NSoW: What role do you want your next assistant to play?
Brooke: We’ve talked almost exclusively about my side projects about which I’m passionate. But those things don’t pay the bills. Our employer, Maple Securities, hires us to run a trading desk that I built. As founder, they give me tremendous latitude in what things I do on the side, but half the job is supporting the business operations. You’ll need to arrive at 8AM and get everything ready for the day’s work; turn on computers, run reports, check that things are OK, etc. This is usually done by 9:30. You’ll have similar tasks mid-day and at around 4:00. You can usually be done by 5:00. Anyone could do this work, but the thing is that it is critical and not everyone can remain conscientious for years as you have. The key is to care, and in this case, the only reason you would care to do a good job is because if you don’t it well it will hurt the other people in the group. That is why you’ll need to meet everyone else in the group and get to know them. They will show you what the work entails and then you’ll decide if you would like helping them in that way.

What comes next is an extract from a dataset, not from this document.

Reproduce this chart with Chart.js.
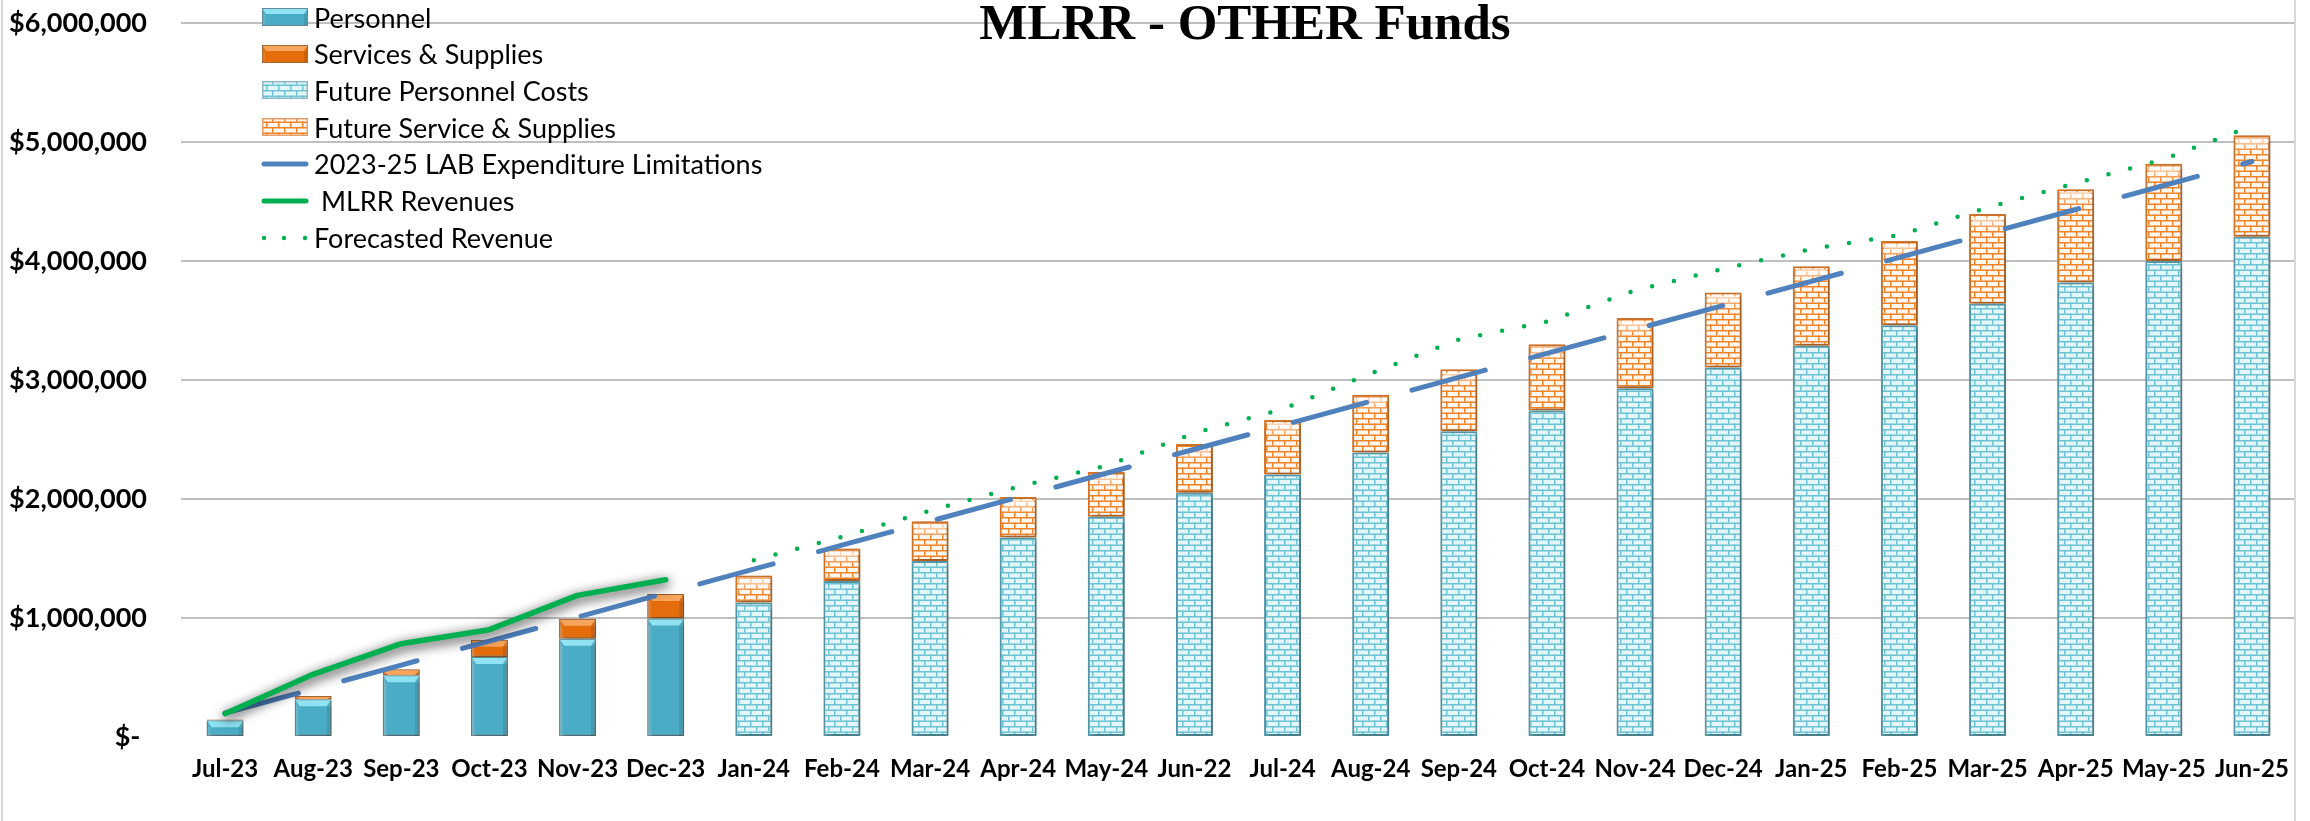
<!DOCTYPE html>
<html>
<head>
<meta charset="utf-8">
<script src="https://cdn.jsdelivr.net/npm/chart.js@4.4.1/dist/chart.umd.min.js"></script>
<style>
html,body{margin:0;padding:0;background:#fff;}
#wrap{position:relative;width:2310px;height:821px;overflow:hidden;background:#fff;}
#c{position:absolute;left:0;top:0;}
#title{position:absolute;left:1245px;top:-3px;transform:translateX(-50%);font-family:"Liberation Serif";font-weight:bold;font-size:51px;line-height:51px;white-space:nowrap;color:#000;}
#legend{position:absolute;left:260px;top:0;font-family:Lato;font-size:27px;color:#000;}
.item{position:absolute;left:0;height:30px;display:flex;align-items:center;white-space:pre;}
.item canvas{margin-right:4px;}
.frame{position:absolute;top:0;width:2px;height:821px;background:#D9D9D9;}
</style>
</head>
<body>
<div id="wrap">
  <canvas id="c" width="2310" height="821"></canvas>
  <div class="frame" style="left:1px"></div>
  <div class="frame" style="left:2294px"></div>
  <div id="title">MLRR - OTHER Funds</div>
  <div id="legend"></div>
</div>
<script>
// ---------- DATA ----------
const categories = ['Jul-23','Aug-23','Sep-23','Oct-23','Nov-23','Dec-23','Jan-24','Feb-24','Mar-24','Apr-24','May-24','Jun-22','Jul-24','Aug-24','Sep-24','Oct-24','Nov-24','Dec-24','Jan-25','Feb-25','Mar-25','Apr-25','May-25','Jun-25'];

const personnel = [140000, 317000, 518000, 672000, 826000, 995000, null, null, null, null, null, null, null, null, null, null, null, null, null, null, null, null, null, null];
const servicesSupplies = [8000, 28000, 51000, 146000, 168000, 207000, null, null, null, null, null, null, null, null, null, null, null, null, null, null, null, null, null, null];
const futurePersonnel = [null, null, null, null, null, null, 1130000, 1310000, 1480000, 1677000, 1850000, 2053000, 2206000, 2390000, 2570000, 2744000, 2930000, 3104000, 3287000, 3460000, 3640000, 3820000, 4000000, 4204000];
const futureServices = [null, null, null, null, null, null, 227000, 275000, 333000, 340000, 376000, 409000, 457000, 486000, 520000, 556000, 590000, 631000, 668000, 708000, 754000, 783000, 818000, 852000];
const labLimitations = [201500, 403000, 604500, 806000, 1007500, 1209000, 1410500, 1612000, 1813500, 2015000, 2216500, 2418000, 2619500, 2821000, 3022500, 3224000, 3425500, 3627000, 3828500, 4030000, 4231500, 4433000, 4634500, 4836000];
const mlrrRevenues = [196000, 527000, 784000, 902000, 1190000, 1322000, null, null, null, null, null, null, null, null, null, null, null, null, null, null, null, null, null, null];
const forecastedRevenue = [null, null, null, null, null, null, 1486000, 1682000, 1902000, 2103000, 2280000, 2554000, 2755000, 3054000, 3341000, 3490000, 3752000, 3935000, 4100000, 4218000, 4450000, 4654000, 4855000, 5135000];

const yTickLabels = ['$- ', '$1,000,000', '$2,000,000', '$3,000,000', '$4,000,000', '$5,000,000', '$6,000,000'];
const chartTitle = 'MLRR - OTHER Funds';

// ---------- PATTERNS ----------
function brickTile(brick, mortar) {
  const c = document.createElement('canvas');
  c.width = 12; c.height = 11;
  const g = c.getContext('2d');
  g.fillStyle = brick; g.fillRect(0, 0, 12, 11);
  g.fillStyle = mortar;
  g.fillRect(0, 0, 12, 1.5);
  g.fillRect(0, 5.5, 12, 1.5);
  g.fillRect(0, 0, 1.5, 5.5);
  g.fillRect(6, 5.5, 1.5, 5.5);
  return c;
}
const mainCtx = document.getElementById('c').getContext('2d');
const fpTile = brickTile('#E4F6F9', '#6CC3D3');
const fsTile = brickTile('#FFF7F0', '#F08429');
const fpPattern = mainCtx.createPattern(fpTile, 'repeat');
const fsPattern = mainCtx.createPattern(fsTile, 'repeat');

// ---------- DECORATION PLUGIN (shadows, bevels) ----------
function drawBevel(ctx, l, r, t, h, kind) {
  if (h <= 0) return;
  const w = r - l;
  if (kind === 'solidBlue' || kind === 'solidOrange') {
    const b = Math.min(6, h);
    ctx.fillStyle = kind === 'solidBlue' ? '#8FE3F3' : '#F7A45C';
    ctx.beginPath();
    ctx.moveTo(l, t); ctx.lineTo(r, t); ctx.lineTo(r - 4, t + b); ctx.lineTo(l + 4, t + b); ctx.closePath();
    ctx.fill();
    ctx.fillStyle = 'rgba(0,0,0,0.10)';
    ctx.fillRect(r - 4, t + b, 4, h - b);
    ctx.fillStyle = 'rgba(255,255,255,0.10)';
    ctx.fillRect(l, t + b, 3, h - b);
  } else if (kind === 'glass') {
    const gh = Math.min(16, h);
    const gr = ctx.createLinearGradient(0, t, 0, t + gh);
    gr.addColorStop(0, 'rgba(255,255,255,0.85)');
    gr.addColorStop(1, 'rgba(255,255,255,0)');
    ctx.fillStyle = gr;
    ctx.fillRect(l + 2, t + 2, w - 4, gh);
  }
}
const deco = {
  id: 'deco',
  beforeDatasetDraw(chart, args) {
    const ds = chart.data.datasets[args.index];
    const ctx = chart.ctx;
    ctx.save();
    if (ds.fx === 'bar') {
      ctx.shadowColor = 'rgba(0,0,0,0.35)'; ctx.shadowBlur = 6; ctx.shadowOffsetX = 2; ctx.shadowOffsetY = 2;
    } else if (ds.fx === 'glow') {
      ctx.shadowColor = 'rgba(0,0,0,0.9)'; ctx.shadowBlur = 12; ctx.shadowOffsetX = 1; ctx.shadowOffsetY = 3;
    }
  },
  afterDatasetDraw(chart, args) {
    const ctx = chart.ctx;
    ctx.restore();
    const ds = chart.data.datasets[args.index];
    if (!ds.bevel) return;
    args.meta.data.forEach((el, i) => {
      if (ds.data[i] == null) return;
      const p = el.getProps(['x', 'y', 'base', 'width'], true);
      const l = p.x - p.width / 2, r = p.x + p.width / 2;
      const t = Math.min(p.y, p.base), h = Math.abs(p.base - p.y);
      ctx.save();
      drawBevel(ctx, l + 1, r - 1, t + 1, h - 1, ds.bevel);
      ctx.restore();
    });
  }
};

// ---------- CHART ----------
const barCommon = { type: 'bar', order: 2, categoryPercentage: 1, barPercentage: 0.42, borderSkipped: false, fx: 'bar' };
const chart = new Chart(mainCtx, {
  data: {
    labels: categories,
    datasets: [
      Object.assign({}, barCommon, { label: 'Personnel', data: personnel, backgroundColor: '#4BACC6', borderColor: '#5F8C98', borderWidth: 1.5, bevel: 'solidBlue', swatch: 'blue' }),
      Object.assign({}, barCommon, { label: 'Services & Supplies', data: servicesSupplies, backgroundColor: '#E46C0A', borderColor: '#A8652E', borderWidth: 1.5, bevel: 'solidOrange', swatch: 'orange' }),
      Object.assign({}, barCommon, { label: 'Future Personnel Costs', data: futurePersonnel, backgroundColor: fpPattern, borderColor: '#5A9EAF', borderWidth: 2, swatch: 'fp' }),
      Object.assign({}, barCommon, { label: 'Future Service & Supplies', data: futureServices, backgroundColor: fsPattern, borderColor: '#D9782A', borderWidth: 2, bevel: 'glass', swatch: 'fs' }),
      { type: 'line', label: '2023-25 LAB Expenditure Limitations', data: labLimitations, yAxisID: 'yl', order: 1,
        borderColor: '#4F81BD', borderWidth: 5, borderDash: [76, 47], borderCapStyle: 'round', pointRadius: 0, fill: false, tension: 0, swatch: 'lab' },
      { type: 'line', label: ' MLRR Revenues', data: mlrrRevenues, yAxisID: 'yl', order: 0,
        borderColor: '#00B050', borderWidth: 5.5, borderCapStyle: 'round', borderJoinStyle: 'round', pointRadius: 0, fill: false, tension: 0, fx: 'glow', swatch: 'rev' },
      { type: 'line', label: 'Forecasted Revenue', data: forecastedRevenue, yAxisID: 'yl', order: 1,
        borderColor: '#00B050', borderWidth: 4.5, borderDash: [0, 22.4], borderCapStyle: 'round', pointRadius: 0, fill: false, tension: 0, swatch: 'fc' }
    ]
  },
  options: {
    responsive: false,
    animation: false,
    devicePixelRatio: 1,
    layout: { padding: { top: 23, right: 14, left: 0, bottom: 0 } },
    plugins: { legend: { display: false }, title: { display: false }, tooltip: { enabled: false } },
    scales: {
      x: {
        stacked: true, offset: true,
        grid: { display: false, drawTicks: false },
        border: { display: false },
        ticks: { color: '#000', font: { family: 'Lato', weight: 'bold', size: 24 }, padding: 18, maxRotation: 0, autoSkip: false },
        afterFit(s) { s.height = 84; }
      },
      y: {
        stacked: true, min: 0, max: 6000000,
        grid: { color: (c) => (c.tick && c.tick.value === 0) ? 'rgba(0,0,0,0)' : '#BFBFBF', lineWidth: 2, drawTicks: false },
        border: { display: false },
        ticks: { stepSize: 1000000, color: '#000', font: { family: 'Lato', weight: 'bold', size: 27 }, padding: 34,
          callback: (v, i) => yTickLabels[i] },
        afterFit(s) { s.width = 181; s.paddingTop = 10; s.paddingBottom = 10; }
      },
      yl: { display: false, stacked: false, min: 0, max: 6000000 }
    }
  },
  plugins: [deco]
});

// ---------- HTML LEGEND ----------
function swatchCanvas(kind) {
  const c = document.createElement('canvas');
  c.width = 50; c.height = 22;
  const g = c.getContext('2d');
  const l = 2, t = 2, w = 46, h = 18;
  if (kind === 'blue' || kind === 'orange') {
    g.fillStyle = kind === 'blue' ? '#4BACC6' : '#E46C0A';
    g.fillRect(l, t, w, h);
    drawBevel(g, l, l + w, t, h, kind === 'blue' ? 'solidBlue' : 'solidOrange');
    g.strokeStyle = kind === 'blue' ? '#5F8C98' : '#A8652E'; g.lineWidth = 1;
    g.strokeRect(l + 0.5, t + 0.5, w - 1, h - 1);
  } else if (kind === 'fp' || kind === 'fs') {
    g.fillStyle = g.createPattern(kind === 'fp' ? fpTile : fsTile, 'repeat');
    g.fillRect(l, t, w, h);
    g.strokeStyle = kind === 'fp' ? '#8FB8C2' : '#E3A06A'; g.lineWidth = 1.5;
    g.strokeRect(l + 0.75, t + 0.75, w - 1.5, h - 1.5);
  } else if (kind === 'lab' || kind === 'rev') {
    g.strokeStyle = kind === 'lab' ? '#4F81BD' : '#00B050';
    g.lineWidth = 5; g.lineCap = 'round';
    g.beginPath(); g.moveTo(4, 11); g.lineTo(46, 11); g.stroke();
  } else if (kind === 'fc') {
    g.fillStyle = '#00B050';
    [4, 24, 45].forEach(x => { g.beginPath(); g.arc(x, 12, 2.2, 0, Math.PI * 2); g.fill(); });
  }
  return c;
}
const legendEl = document.getElementById('legend');
chart.data.datasets.forEach((ds, i) => {
  const row = document.createElement('div');
  row.className = 'item';
  row.style.top = (2 + i * 36.7) + 'px';
  row.appendChild(swatchCanvas(ds.swatch));
  const span = document.createElement('span');
  span.textContent = ds.label;
  row.appendChild(span);
  legendEl.appendChild(row);
});
document.getElementById('title').textContent = chartTitle;
</script>
</body>
</html>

In short, there are two things you need to care about: my causes and our people.
NSoW: If a candidate has an interest in finance, particularly trading, is this job a good stepping stone for them?
Brooke: It could be a great stepping stone, but not in trading. The rest of us have math, computer science, business, and trading backgrounds and we are definitely NOT looking for someone like the rest of us in terms of temperament, skills, or ambition.
Julia, who did the job before you, has an undergrad degree in Psychology and a Masters in Buddhist Philosophy. She went on to work for the President of our firm in compliance and ethics – a job she never knew existed in our industry, and that makes use of her training in how to distinguish right from wrong.
From this job you could go into writing, editing, journalism, education reform, marketing, or you might become an entrepreneur. But if you aspire to become a securities trader than this is not the job for you.